There will be $41 million more spent on health, but the Government plans to slow the rate of growth in this budget from 10 per cent a year to around 6 per cent.

An extra $10 million will be spent to reduce elective surgery waiting lists over four years.

Canberra Hospital will become the major tertiary referral hospital, while Calvary Public Hospital will provide more specialised services.

== Public housing ==
Criteria for allocation of Public housing has been made more stringent. Single people earning more than 60% of the average wage and couples earning more than 75% of the average wage will not be eligible.

500 dwellings will be sold and the money reinvested in other public housing.

== Police & emergency services==
The ACT police force will be increased by 60 more police.

Surveillance in the territory will increase with a network of Closed-circuit television (CCTV) cameras in public places and on ACTION buses.

The ACT Emergency Services Authority (ESA) will be re-absorbed into the ACT Department of Justice & Community Safety. A new emergency services headquarters at Fairbairn will be built at a cost of $17.3 million.

== Public service ==
New recruits will have employer superannuation contributions curbed at 9 per cent; compared with 15.4% for existing employees and 29% contributions towards the Chief Minister's superannuation.

The ACT public service will be cut by 500 jobs. A new department will absorb several agencies including Environment ACT and sport and recreation.

== Increases in taxes and charges ==
Despite the cuts in services and school closures, the average ACT household will pay around $400 more each year: rates will rise by 6 per cent and households will be charged a new fire and emergency services levy of $84.

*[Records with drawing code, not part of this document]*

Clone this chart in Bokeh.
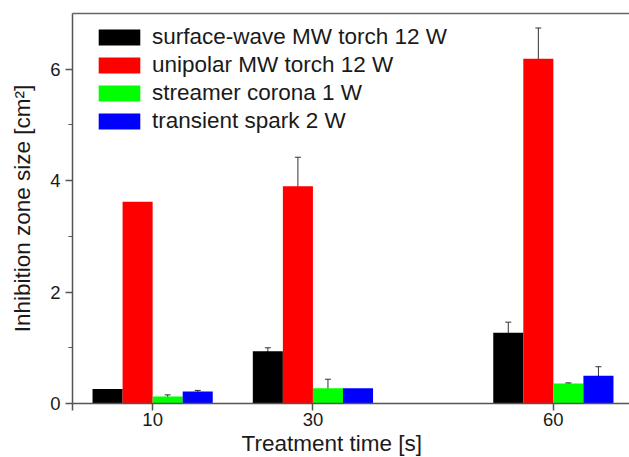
from bokeh.plotting import figure
from bokeh.models import (Range1d, Whisker, ColumnDataSource, TeeHead, FixedTicker,
                          LinearAxis, Legend, LegendItem, Title)
from bokeh.embed import file_html
from bokeh.resources import INLINE

# ---- data ----
times = [10, 30, 60]
series_names = ["surface-wave MW torch 12 W", "unipolar MW torch 12 W",
                "streamer corona 1 W", "transient spark 2 W"]
surface_wave = [0.26, 0.94, 1.27]
surface_wave_err = [0.0, 0.06, 0.19]
unipolar = [3.62, 3.90, 6.19]
unipolar_err = [0.0, 0.52, 0.55]
streamer = [0.125, 0.275, 0.36]
streamer_err = [0.03, 0.16, 0.01]
transient = [0.215, 0.275, 0.50]
transient_err = [0.02, 0.0, 0.16]
x_ticks = [0, 10, 30, 60]
y_ticks = [0, 2, 4, 6]
y_minor = [1, 3, 5]

values = [surface_wave, unipolar, streamer, transient]
errors = [surface_wave_err, unipolar_err, streamer_err, transient_err]
colors = ["#000000", "#ff0000", "#00ff00", "#0000ff"]
offsets = [-1.5, -0.5, 0.5, 1.5]
bar_w = 3.75

FONT = "Liberation Sans"
TXT = "#1a1a1a"
AX = "#555555"

p = figure(width=629, height=457, x_range=Range1d(0, 69.5), y_range=Range1d(0, 7),
           output_backend="svg", toolbar_location=None,
           min_border_left=72, min_border_right=0, min_border_top=13, min_border_bottom=54)
p.outline_line_color = None
p.grid.visible = False
p.background_fill_color = "white"

renderers = []
for vals, errs, col, off in zip(values, errors, colors, offsets):
    xs = [t + off * bar_w for t in times]
    src = ColumnDataSource(dict(x=xs, top=vals))
    r = p.vbar(x="x", top="top", bottom=0, width=bar_w, source=src,
               fill_color=col, line_color=None)
    renderers.append(r)
    ex = [x for x, e in zip(xs, errs) if e > 0]
    eu = [v + e for v, e in zip(vals, errs) if e > 0]
    el = [v - e for v, e in zip(vals, errs) if e > 0]
    esrc = ColumnDataSource(dict(x=ex, upper=eu, lower=el))
    w = Whisker(base="x", upper="upper", lower="lower", source=esrc,
                line_color="#333333", line_width=1,
                upper_head=TeeHead(size=6, line_color="#333333", line_width=1),
                lower_head=TeeHead(size=6, line_color="#333333", line_width=1))
    p.add_layout(w)

# axes
for ax in (p.xaxis[0], p.yaxis[0]):
    ax.axis_line_color = AX
    ax.axis_line_width = 1.5
    ax.major_tick_line_color = AX
    ax.major_tick_line_width = 1.5
    ax.minor_tick_line_color = AX
    ax.major_tick_in = 0
    ax.major_tick_out = 7
    ax.minor_tick_in = 0
    ax.minor_tick_out = 4
    ax.major_label_text_font = FONT
    ax.major_label_text_font_size = "18.5px"
    ax.major_label_text_color = TXT
    ax.axis_label_text_font = FONT
    ax.axis_label_text_font_size = "22.5px"
    ax.axis_label_text_font_style = "normal"
    ax.axis_label_text_color = TXT

p.xaxis.ticker = FixedTicker(ticks=x_ticks, minor_ticks=[])
p.xaxis.major_label_overrides = {0: ""}
p.xaxis.major_label_standoff = 2

x_title = Title(text="Treatment time [s]", align="left", offset=169, standoff=0,
                text_font=FONT, text_font_size="22.5px", text_font_style="normal",
                text_color=TXT)
p.add_layout(x_title, "below")

p.yaxis.ticker = FixedTicker(ticks=y_ticks, minor_ticks=y_minor)
p.yaxis.axis_label = "Inhibition zone size [cm²]"
p.yaxis.major_label_standoff = 5
p.yaxis.axis_label_standoff = 12

top_axis = LinearAxis(ticker=FixedTicker(ticks=[]), axis_line_color="#666666",
                      axis_line_width=1.5, major_tick_line_color=None,
                      minor_tick_line_color=None, major_label_text_font_size="0px")
p.add_layout(top_axis, "above")

legend = Legend(items=[LegendItem(label=n, renderers=[r]) for n, r in zip(series_names, renderers)],
                location=(21, 269), padding=0, margin=0, spacing=2,
                glyph_width=52, glyph_height=20, label_height=20, label_standoff=7,
                label_text_font=FONT, label_text_font_size="22.5px", label_text_color=TXT,
                border_line_color=None, background_fill_alpha=0)
p.add_layout(legend)

open("out.html", "w").write(file_html(p, INLINE))
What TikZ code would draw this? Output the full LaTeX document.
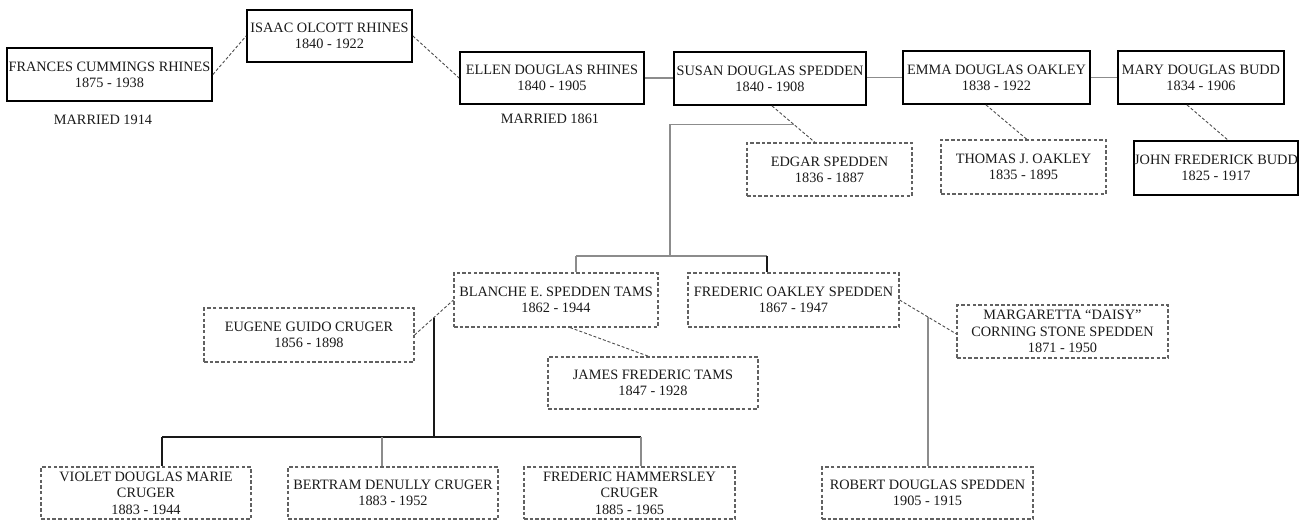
\documentclass[tikz,border=0pt]{standalone}
\usepackage{fontspec}
\setmainfont{Liberation Serif}
\begin{document}
\begin{tikzpicture}[x=1pt,y=-1pt,
  txt/.style={font=\fontsize{14.3}{16.3}\selectfont, align=center, inner sep=0pt, text=black!90},
  solidbox/.style={txt, draw=black, line width=1.8pt, rectangle},
  dashbox/.style={txt, draw=black!62, line width=1.1pt, dash pattern=on 3.5pt off 2.2pt, rectangle},
  three/.style={font=\fontsize{14.3}{16.5}\selectfont},
  gline/.style={draw=black!45, line width=1.3pt},
  bline/.style={draw=black!90, line width=1.1pt},
  dline/.style={draw=black!70, line width=0.9pt, dash pattern=on 3pt off 2pt},
  lbl/.style={font=\fontsize{14.3}{16}\selectfont, inner sep=0pt, text=black!90}]
\useasboundingbox (0,0) rectangle (1304,520);
% top row
\node[solidbox, minimum width=205pt, minimum height=53pt] (frances) at (109.5,74.5) {FRANCES CUMMINGS RHINES\\1875 - 1938};
\node[solidbox, minimum width=165pt, minimum height=52pt] (isaac) at (329.5,36) {ISAAC OLCOTT RHINES\\1840 - 1922};
\node[solidbox, minimum width=184pt, minimum height=52pt] (ellen) at (552,78) {ELLEN DOUGLAS RHINES\\1840 - 1905};
\node[solidbox, minimum width=192pt, minimum height=53pt] (susan) at (770,78.5) {SUSAN DOUGLAS SPEDDEN\\1840 - 1908};
\node[solidbox, minimum width=187pt, minimum height=53pt] (emma) at (996.5,77.5) {EMMA DOUGLAS OAKLEY\\1838 - 1922};
\node[solidbox, minimum width=166pt, minimum height=53pt] (mary) at (1201,77.5) {MARY DOUGLAS BUDD\\1834 - 1906};
\node[solidbox, minimum width=164pt, minimum height=54pt] (john) at (1216,168) {JOHN FREDERICK BUDD\\1825 - 1917};
\node[lbl, anchor=base] (m1914) at (103,124) {MARRIED 1914};
\node[lbl, anchor=base] (m1861) at (550,123) {MARRIED 1861};
% spouses
\node[dashbox, minimum width=165pt, minimum height=53pt] (edgar) at (829.5,169.5) {EDGAR SPEDDEN\\1836 - 1887};
\node[dashbox, minimum width=165pt, minimum height=54pt] (thomas) at (1023.5,167) {THOMAS J. OAKLEY\\1835 - 1895};
% second generation
\node[dashbox, minimum width=204pt, minimum height=54pt] (blanche) at (556,300) {BLANCHE E. SPEDDEN TAMS\\1862 - 1944};
\node[dashbox, minimum width=211pt, minimum height=54pt] (fo) at (793.5,300) {FREDERIC OAKLEY SPEDDEN\\1867 - 1947};
\node[dashbox, minimum width=210pt, minimum height=54pt] (eugene) at (309,335) {EUGENE GUIDO CRUGER\\1856 - 1898};
\node[dashbox, minimum width=210pt, minimum height=52pt] (james) at (653,383) {JAMES FREDERIC TAMS\\1847 - 1928};
\node[dashbox, three, minimum width=211pt, minimum height=53pt] (marg) at (1062.5,331.5) {MARGARETTA “DAISY”\\CORNING STONE SPEDDEN\\1871 - 1950};
% third generation
\node[dashbox, three, minimum width=210pt, minimum height=52pt] (violet) at (146,493) {VIOLET DOUGLAS MARIE\\CRUGER\\1883 - 1944};
\node[dashbox, minimum width=210pt, minimum height=52pt] (bertram) at (393,493) {BERTRAM DENULLY CRUGER\\1883 - 1952};
\node[dashbox, three, minimum width=211pt, minimum height=52pt] (fh) at (629.5,493) {FREDERIC HAMMERSLEY\\CRUGER\\1885 - 1965};
\node[dashbox, minimum width=211pt, minimum height=52pt] (robert) at (927.5,493) {ROBERT DOUGLAS SPEDDEN\\1905 - 1915};
% marriage connectors
\draw[dline] (frances.east) -- (isaac.west);
\draw[dline] (isaac.east) -- (ellen.west);
\draw[gline] (ellen.east) -- (ellen.east -| susan.west);
\draw[gline] (susan.east |- emma.west) -- (emma.west);
\draw[gline] (emma.east) -- (mary.west);
\draw[dline] ([xshift=2pt]susan.south) -- coordinate[pos=0.5] (sm) ([xshift=-14.5pt]edgar.north);
\draw[dline] ([xshift=-10.5pt]emma.south) -- ([xshift=3.5pt]thomas.north);
\draw[dline] ([xshift=-14pt]mary.south) -- ([xshift=12pt]john.north);
% Spedden children
\coordinate (sv) at (670,256);
\coordinate (bl) at (576,256);
\coordinate (fr) at (767,256);
\draw[gline] (sm) -| (sv);
\draw[gline] (bl) -- (fr);
\draw[gline] (bl) -- (bl |- blanche.north);
\draw[bline] (fr) -- (fr |- fo.north);
% Blanche marriages
\draw[dline] (eugene.east) -- coordinate[pos=0.5] (em) (blanche.west);
\draw[dline] ([xshift=14pt]blanche.south) -- ([xshift=-4pt]james.north);
% Cruger children
\coordinate (cl) at (162,437);
\coordinate (cb) at (382,437);
\coordinate (cr) at (641,437);
\draw[bline] (em) -- (em |- cl);
\draw[bline] (cl) -- (cr);
\draw[bline] (cl) -- (cl |- violet.north);
\draw[gline] (cb) -- (cb |- bertram.north);
\draw[gline] (cr) -- (cr |- fh.north);
% Frederic Oakley Spedden
\draw[dline] (fo.east) -- coordinate[pos=0.5] (fm) ([yshift=-2.5pt]marg.west);
\draw[gline] (fm) -- (fm |- robert.north);
\end{tikzpicture}
\end{document}
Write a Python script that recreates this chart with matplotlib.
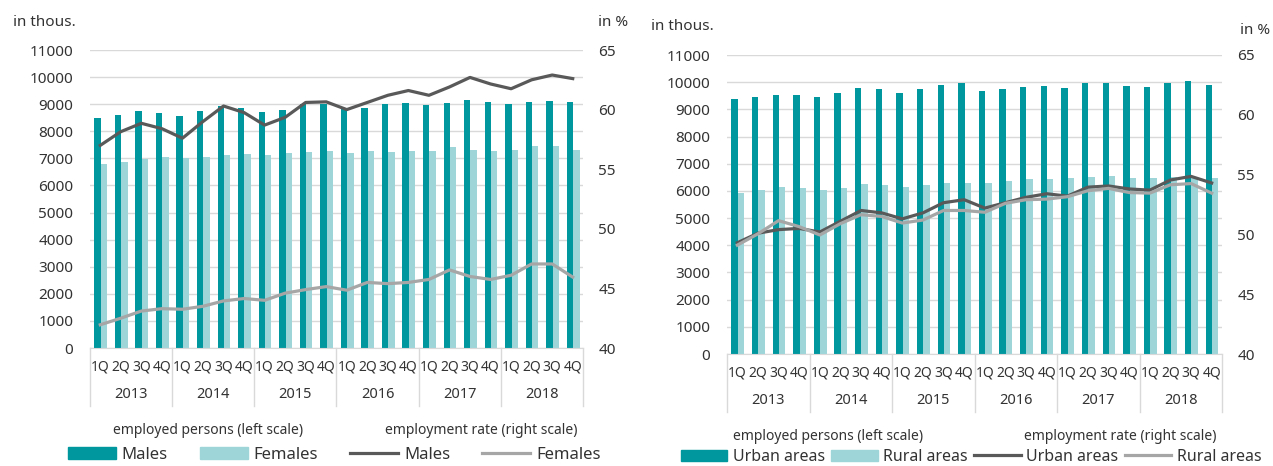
import numpy as np
import matplotlib.pyplot as plt
from matplotlib.patches import Patch
from matplotlib.lines import Line2D

plt.rcParams['font.family'] = ['Noto Sans', 'DejaVu Sans']

# data
years = ['2013', '2014', '2015', '2016', '2017', '2018']
quarters = ['1Q', '2Q', '3Q', '4Q']

# left chart: by sex
males_emp = [8480, 8600, 8730, 8690, 8570, 8730, 8920, 8870, 8700, 8800, 8990, 9000,
             8820, 8870, 9000, 9030, 8960, 9030, 9170, 9090, 9000, 9080, 9130, 9080]
females_emp = [6790, 6870, 6990, 7040, 7000, 7040, 7120, 7160, 7120, 7210, 7250, 7280,
               7210, 7280, 7250, 7280, 7280, 7420, 7320, 7280, 7320, 7460, 7460, 7320]
males_rate = [57.0, 58.15, 58.85, 58.4, 57.6, 59.0, 60.3, 59.75, 58.7, 59.35, 60.6, 60.65,
              60.0, 60.6, 61.2, 61.6, 61.2, 61.9, 62.7, 62.15, 61.75, 62.5, 62.9, 62.6]
females_rate = [41.95, 42.5, 43.1, 43.3, 43.25, 43.5, 43.95, 44.15, 44.0, 44.6, 44.9, 45.15,
                44.85, 45.5, 45.4, 45.5, 45.75, 46.55, 46.0, 45.75, 46.1, 47.05, 47.05, 45.95]

# right chart: by area
urban_emp = [9380, 9470, 9530, 9530, 9470, 9620, 9780, 9740, 9620, 9740, 9900, 9960,
             9690, 9740, 9815, 9865, 9780, 9960, 9960, 9865, 9815, 9985, 10035, 9900]
rural_emp = [5920, 6040, 6160, 6125, 6040, 6125, 6260, 6210, 6160, 6210, 6300, 6300,
             6300, 6370, 6420, 6420, 6470, 6510, 6545, 6470, 6470, 6500, 6500, 6470]
urban_rate = [49.3, 50.1, 50.4, 50.5, 50.2, 51.1, 52.0, 51.8, 51.3, 51.8, 52.65, 52.9,
              52.2, 52.65, 53.1, 53.4, 53.2, 53.95, 54.05, 53.8, 53.7, 54.55, 54.85, 54.3]
rural_rate = [49.1, 50.05, 51.15, 50.65, 49.95, 50.9, 51.65, 51.5, 50.95, 51.2, 52.0, 52.0,
              51.85, 52.6, 52.9, 52.95, 53.15, 53.65, 53.85, 53.5, 53.45, 54.15, 54.25, 53.45]

dark_teal = '#00979e'
light_teal = '#9dd5d9'
dark_line = '#595959'
light_line = '#a6a6a6'
grid_col = '#d9d9d9'
txt_col = '#333333'

W, H = 1273, 466
fig = plt.figure(figsize=(W / 100, H / 100), dpi=100)


def draw_panel(px0, px1, py0, py1, bars_a, bars_b, line_a, line_b):
    ax = fig.add_axes([px0 / W, 1 - py1 / H, (px1 - px0) / W, (py1 - py0) / H])
    x = np.arange(len(bars_a))
    w = 0.31
    ax.bar(x - w / 2 + 0.02, bars_a, w, color=dark_teal, zorder=2)
    ax.bar(x + w / 2 + 0.02, bars_b, w, color=light_teal, zorder=2)
    ax.set_xlim(-0.5, len(x) - 0.5)
    ax.set_ylim(0, 11000)
    ax.set_yticks(range(0, 11001, 1000))
    ax.yaxis.grid(True, color=grid_col, lw=1, zorder=0)
    ax.set_axisbelow(True)
    for s in ['top', 'left', 'right']:
        ax.spines[s].set_visible(False)
    ax.spines['bottom'].set_color(grid_col)
    ax.tick_params(axis='y', length=0, pad=12, labelsize=11, colors=txt_col)
    ax.set_xticks(x)
    ax.set_xticklabels(quarters * len(years))
    ax.tick_params(axis='x', length=0, pad=8, labelsize=10, colors=txt_col)

    trans = ax.get_xaxis_transform()
    hpx = py1 - py0
    for k in range(len(years) + 1):
        xb = k * 4 - 0.5
        ax.plot([xb, xb], [0, -58 / hpx], transform=trans, clip_on=False,
                color=grid_col, lw=1)
    for k, yr in enumerate(years):
        ax.text(k * 4 + 1.5, -46 / hpx, yr, transform=trans, ha='center', va='center',
                fontsize=10.5, color=txt_col)

    ax2 = ax.twinx()
    ax2.plot(x, line_a, color=dark_line, lw=2.3, zorder=3)
    ax2.plot(x, line_b, color=light_line, lw=2.3, zorder=3)
    ax2.set_ylim(40, 65)
    ax2.set_yticks(range(40, 66, 5))
    for s in ['top', 'left', 'right', 'bottom']:
        ax2.spines[s].set_visible(False)
    ax2.tick_params(axis='y', length=0, pad=11, labelsize=11, colors=txt_col)
    return ax


draw_panel(90, 583, 50, 348, males_emp, females_emp, males_rate, females_rate)
draw_panel(727, 1222, 55, 354, urban_emp, rural_emp, urban_rate, rural_rate)

# axis unit labels
fig.text(13 / W, 1 - 22 / H, 'in thous.', fontsize=11, color=txt_col, va='center')
fig.text(598 / W, 1 - 22 / H, 'in %', fontsize=11, color=txt_col, va='center')
fig.text(651 / W, 1 - 27 / H, 'in thous.', fontsize=11, color=txt_col, va='center')
fig.text(1240 / W, 1 - 30 / H, 'in %', fontsize=11, color=txt_col, va='center')

# legend headings
fig.text(208 / W, 1 - 431 / H, 'employed persons (left scale)', fontsize=10,
         color=txt_col, ha='center', va='center')
fig.text(481 / W, 1 - 431 / H, 'employment rate (right scale)', fontsize=10,
         color=txt_col, ha='center', va='center')
fig.text(828 / W, 1 - 436 / H, 'employed persons (left scale)', fontsize=10,
         color=txt_col, ha='center', va='center')
fig.text(1120 / W, 1 - 436 / H, 'employment rate (right scale)', fontsize=10,
         color=txt_col, ha='center', va='center')


def legend_row(names, cx, cy, fs, colsp):
    handles = [Patch(color=dark_teal), Patch(color=light_teal),
               Line2D([], [], color=dark_line, lw=2.3),
               Line2D([], [], color=light_line, lw=2.3)]
    labels = [names[0], names[1], names[0], names[1]]
    fig.legend(handles, labels, loc='center', bbox_to_anchor=(cx / W, 1 - cy / H),
               ncol=4, frameon=False, fontsize=fs, handlelength=2.9,
               handleheight=0.75, handletextpad=0.35, columnspacing=colsp,
               borderaxespad=0, borderpad=0, labelcolor=txt_col)


legend_row(['Males', 'Females'], 334, 455, 12, 1.9)
legend_row(['Urban areas', 'Rural areas'], 971, 457, 11.5, 0.4)

fig.savefig('out.png', dpi=100)
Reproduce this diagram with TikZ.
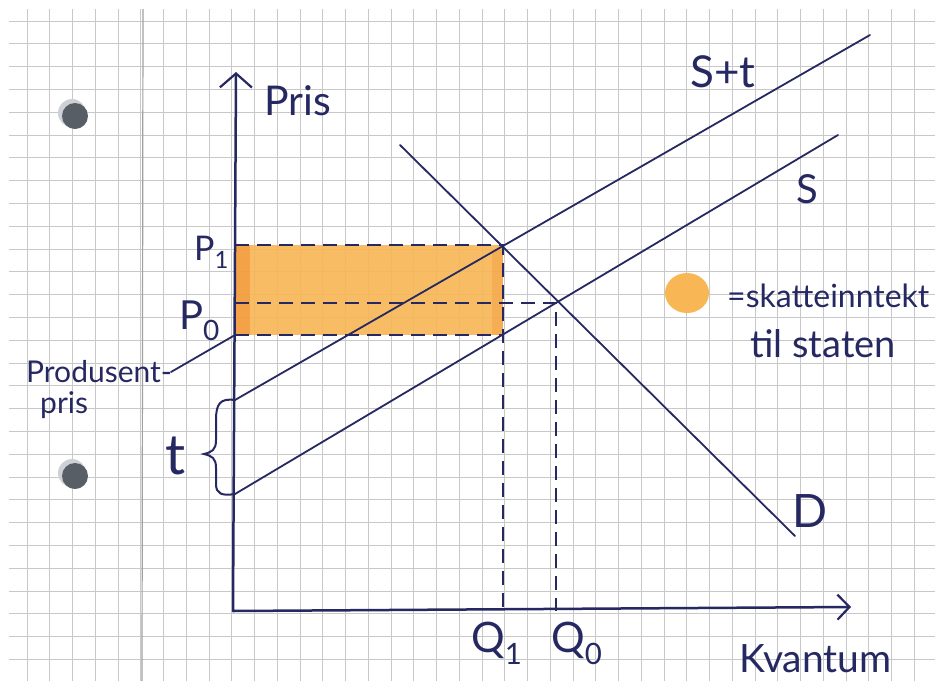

Household water bills will increase in the order of $100 per year. There will be a new water fee of 30 cents per kilolitre. This fee will be added to water abstraction charges nearly doubling them to 55 cents per kilolitre.

== Accounting changes ==
The Government has changed its accounting system so the Budget does not include fluctuating amounts like superannuation returns.